→ **WHAT TO DO**: From the first line of the listing below, retype each line up to and including the one with "plt.rcParams['font.family'] = ['Lato', 'DejaVu"; pictures stay out.

→ **DATA SECTION**:
--- start ---
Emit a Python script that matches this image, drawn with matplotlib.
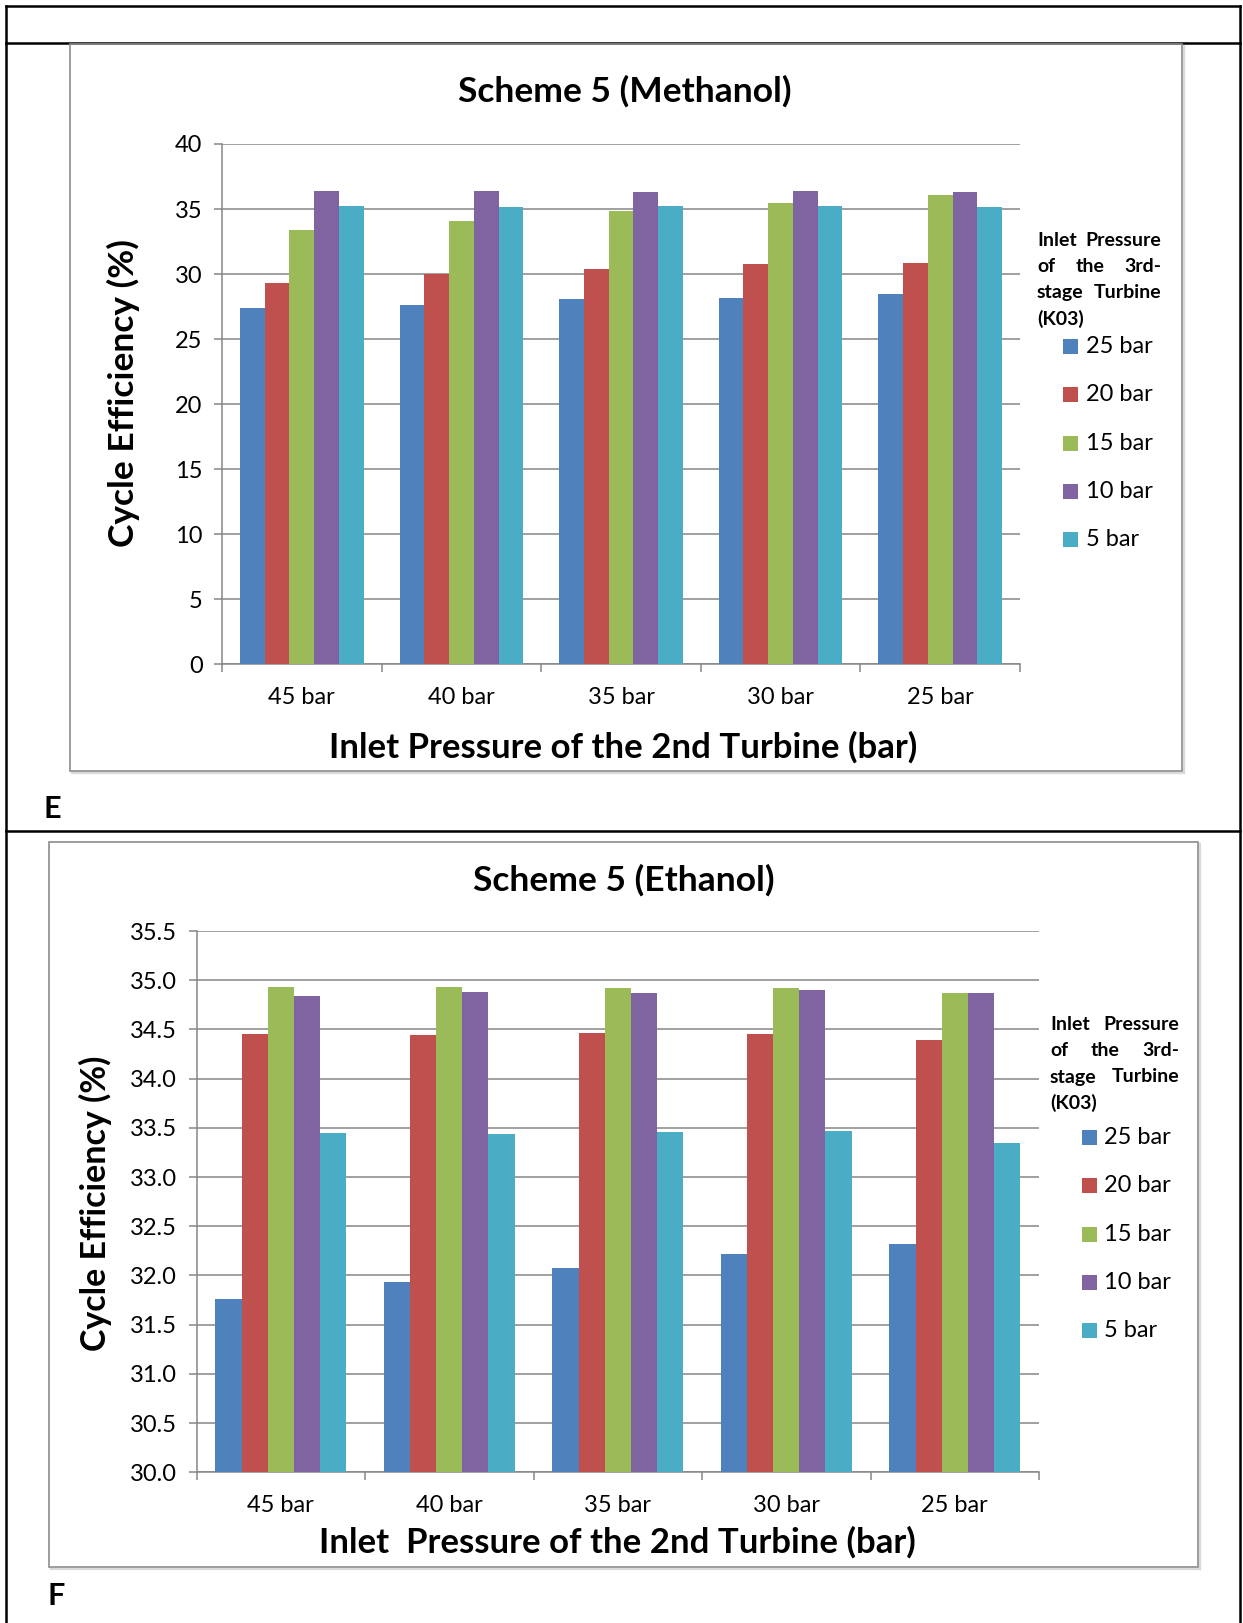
import matplotlib
matplotlib.use("Agg")
import matplotlib.pyplot as plt
from matplotlib.patches import Rectangle
from matplotlib.lines import Line2D
import numpy as np

plt.rcParams['font.family'] = ['Lato', 'DejaVu Sans']

# ---- data -------------------------------------------------------------
categories = ["45 bar", "40 bar", "35 bar", "30 bar", "25 bar"]
series_labels = ["25 bar", "20 bar", "15 bar", "10 bar", "5 bar"]
series_colors = ["#4F81BD", "#C0504D", "#9BBB59", "#8064A2", "#4BACC6"]

methanol_25 = [27.36, 27.64, 28.10, 28.20, 28.49]
methanol_20 = [29.31, 30.03, 30.36, 30.74, 30.82]
methanol_15 = [33.36, 34.05, 34.87, 35.46, 36.10]
methanol_10 = [36.41, 36.41, 36.31, 36.36, 36.31]
methanol_5 = [35.23, 35.18, 35.23, 35.23, 35.13]

ethanol_25 = [31.76, 31.93, 32.08, 32.22, 32.32]
ethanol_20 = [34.45, 34.44, 34.46, 34.45, 34.39]
ethanol_15 = [34.93, 34.93, 34.92, 34.92, 34.87]
ethanol_10 = [34.84, 34.88, 34.87, 34.90, 34.87]
ethanol_5 = [33.45, 33.44, 33.46, 33.47, 33.35]

methanol_ticks = [0, 5, 10, 15, 20, 25, 30, 35, 40]
ethanol_ticks = [30.0, 30.5, 31.0, 31.5, 32.0, 32.5, 33.0, 33.5, 34.0, 34.5, 35.0, 35.5]

legend_title = ["Inlet Pressure", "of the 3rd-", "stage Turbine", "(K03)"]

# ---- figure in pixel units -------------------------------------------
W, H = 1243, 1623
fig = plt.figure(figsize=(W / 100, H / 100), dpi=100)
fig.patch.set_facecolor("white")

TICK_SIZE = 17


def fx(x):
    return x / W


def fy(y):
    return 1 - y / H


def px_axes(x0, y0, x1, y1):
    return fig.add_axes([fx(x0), fy(y1), (x1 - x0) / W, (y1 - y0) / H])


def fig_line(xs, ys, color="black", lw=1.0, z=0):
    fig.add_artist(Line2D([fx(v) for v in xs], [fy(v) for v in ys],
                          transform=fig.transFigure, color=color, lw=lw,
                          zorder=z, solid_capstyle="projecting"))


def grey_box(x0, y0, x1, y1):
    fig_line([x0 + 2, x1 + 2], [y1 + 2, y1 + 2], color="#d9d9d9", lw=1.6)
    fig_line([x1 + 2, x1 + 2], [y0 + 2, y1 + 2], color="#d9d9d9", lw=1.6)
    fig.add_artist(Rectangle((fx(x0), fy(y1)), (x1 - x0) / W, (y1 - y0) / H,
                             transform=fig.transFigure, fill=False,
                             edgecolor="#8c8c8c", lw=1.2))


# outer table frame
fig_line([6, 1239.5], [6, 6], lw=1.8)
fig_line([6, 1239.5], [43, 43], lw=1.8)
fig_line([6, 1239.5], [831, 831], lw=1.8)
fig_line([6, 6], [6, 1623], lw=1.8)
fig_line([1239.5, 1239.5], [6, 1623], lw=1.8)

grey_box(70, 44, 1182, 771)
grey_box(49, 842, 1198, 1567)

GRID = "#868686"
renderer = fig.canvas.get_renderer()


def draw_chart(ax, series, ticks, ylim, fmt):
    x = np.arange(len(categories))
    bw = 0.155
    for i, (vals, col, lab) in enumerate(zip(series, series_colors, series_labels)):
        ax.bar(x + (i - 2) * bw, vals, width=bw, color=col, label=lab,
               edgecolor="none", zorder=3)
    ax.set_ylim(*ylim)
    ax.set_xlim(-0.5, len(categories) - 0.5)
    ax.set_yticks(ticks)
    ax.set_yticklabels([fmt.format(t) for t in ticks])
    ax.yaxis.grid(True, color=GRID, lw=1.1, zorder=0)
    ax.set_axisbelow(True)
    # category boundaries carry the tick marks, centres carry the labels
    ax.set_xticks(np.arange(-0.5, len(categories), 1.0))
    ax.set_xticklabels([])
    ax.set_xticks(x, minor=True)
    ax.set_xticklabels(categories, minor=True)
    ax.tick_params(axis="x", which="major", length=6, width=1.1, color=GRID)
    ax.tick_params(axis="x", which="minor", length=0, pad=16,
                   labelsize=TICK_SIZE)
    ax.tick_params(axis="y", length=6, width=1.1, color=GRID, pad=8,
                   labelsize=TICK_SIZE)
    for s in ("top", "right"):
        ax.spines[s].set_visible(False)
    for s in ("left", "bottom"):
        ax.spines[s].set_color(GRID)
        ax.spines[s].set_linewidth(1.1)


def legend_block(x_title0, x_title1, title_ys, title_size,
                 sq_x, first_y, step, text_x):
    # justified title, one word group per line
    for line, y in zip(legend_title, title_ys):
        words = line.split()
        arts = [fig.text(0, fy(y), w, fontsize=title_size, fontweight="bold",
                         va="center", ha="left") for w in words]
        widths = [a.get_window_extent(renderer).width for a in arts]
        if len(words) == 1:
            arts[0].set_x(fx(x_title0))
            continue
        gap = (x_title1 - x_title0 - sum(widths)) / (len(words) - 1)
        pos = x_title0
        for a, w in zip(arts, widths):
            a.set_x(fx(pos))
            pos += w + gap
    for k, (lab, col) in enumerate(zip(series_labels, series_colors)):
        yc = first_y + k * step
        fig.add_artist(Rectangle((fx(sq_x), fy(yc + 7.5)), 15 / W, 15 / H,
                                 transform=fig.transFigure, facecolor=col,
                                 edgecolor="none"))
        fig.text(fx(text_x), fy(yc), lab, fontsize=TICK_SIZE, va="center",
                 ha="left")


# ---- Scheme 5 (Methanol) ---------------------------------------------
ax1 = px_axes(222, 144, 1020, 664.5)
draw_chart(ax1, [methanol_25, methanol_20, methanol_15, methanol_10, methanol_5],
           methanol_ticks, (0, 40), "{:g}")
fig.text(fx(625), fy(91), "Scheme 5 (Methanol)", fontsize=25.5,
         fontweight="bold", ha="center", va="center")
fig.text(fx(623), fy(747), "Inlet Pressure of the 2nd Turbine (bar)",
         fontsize=25, fontweight="bold", ha="center", va="center")
fig.text(fx(123), fy(393), "Cycle Efficiency (%)", fontsize=25.5,
         fontweight="bold", ha="center", va="center", rotation=90)
legend_block(1037, 1161, [241, 266.5, 292.5, 318.5], 14,
             1063, 346.7, 48.2, 1086)
fig.text(fx(43), fy(818), "E", fontsize=22, fontweight="bold",
         ha="left", va="baseline")

# ---- Scheme 5 (Ethanol) ----------------------------------------------
ax2 = px_axes(196.5, 931, 1039, 1472.3)
draw_chart(ax2, [ethanol_25, ethanol_20, ethanol_15, ethanol_10, ethanol_5],
           ethanol_ticks, (30.0, 35.5), "{:.1f}")
fig.text(fx(624), fy(880), "Scheme 5 (Ethanol)", fontsize=25.5,
         fontweight="bold", ha="center", va="center")
fig.text(fx(617), fy(1542), "Inlet  Pressure of the 2nd Turbine (bar)",
         fontsize=25, fontweight="bold", ha="center", va="center")
fig.text(fx(95), fy(1203), "Cycle Efficiency (%)", fontsize=24.5,
         fontweight="bold", ha="center", va="center", rotation=90)
legend_block(1050, 1179, [1025, 1051, 1077, 1103.3], 14,
             1082, 1137.3, 48.4, 1104)
fig.text(fx(47), fy(1605), "F", fontsize=22, fontweight="bold",
         ha="left", va="baseline")

fig.savefig("out.png", dpi=100)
--- end ---
→ **THE RESULT**:
Emit a Python script that matches this image, drawn with matplotlib.
import matplotlib
matplotlib.use("Agg")
import matplotlib.pyplot as plt
from matplotlib.patches import Rectangle
from matplotlib.lines import Line2D
import numpy as np

plt.rcParams['font.family'] = ['Lato', 'DejaVu Sans']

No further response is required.